This isn’t about losing control. It’s about building a structure where local relevance is built in, not forced as an afterthought.
LOCAL REACH WILL BE POWERED BY A MODERN CHANNEL MIX AND A CRUCIAL DECISIONING LAYER
As the “where” becomes a central driver of relevance, the channels with strong geographic and contextual signals do more of the heavy lifting. In 2026, that mix is increasingly anchored by CTV, mobile, and digital out-of-home—not as isolated channels, but as a coordinated local reach engine.
CTV is becoming a premium canvas for local storytelling with modern precision. Mobile brings proximity and real-world behavioral signals. DOOH adds context at the moment of movement and decision.
But channel access alone won’t be enough. The winners in 2026 will pair that channel mix with a decisioning layer: a way to use behavioral, location, and other signals to continuously refine targeting, optimize performance, and measure outcomes at scale.
In other words, local reach succeeds when relevance can be activated and improved continuously, not set once and left alone.
THE 2026 TAKEAWAY
Localized marketing is becoming the price of entry for relevance, particularly for national and multi-location brands trying to win market by market.

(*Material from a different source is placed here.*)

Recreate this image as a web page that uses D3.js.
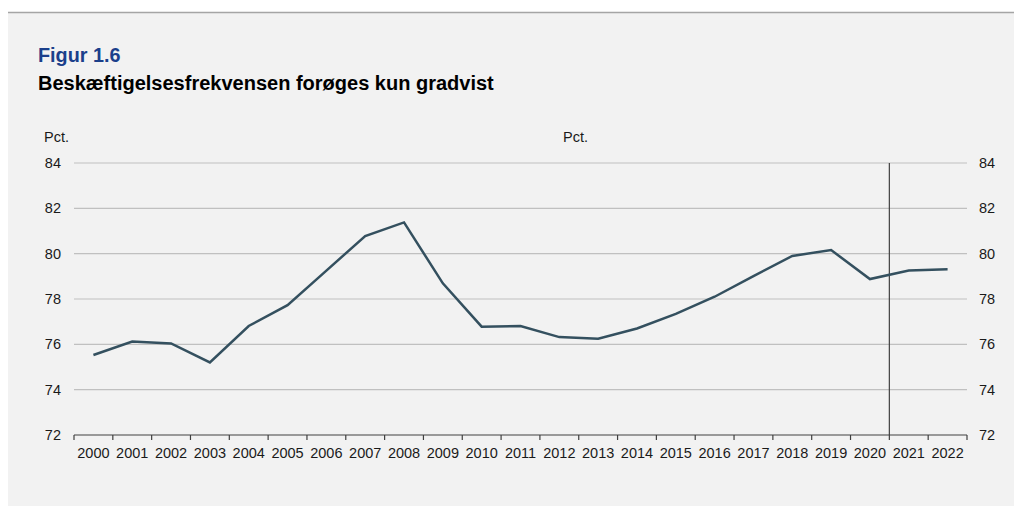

The brands that win fastest in 2026 will:
- Treat localized messaging as the baseline expectation
- Systematize localization instead of patching it in
- Operate like networks (guardrails + local empowerment)
- Build local reach on modern channels powered by decisioning and measurable outcomes
Want the full story behind these shifts? Watch our 2026 trends interview with CPTO Michael Schoen and subscribe to the three-part series. Up next: CTV: The New Main Stage and why streaming is redefining performance and reach.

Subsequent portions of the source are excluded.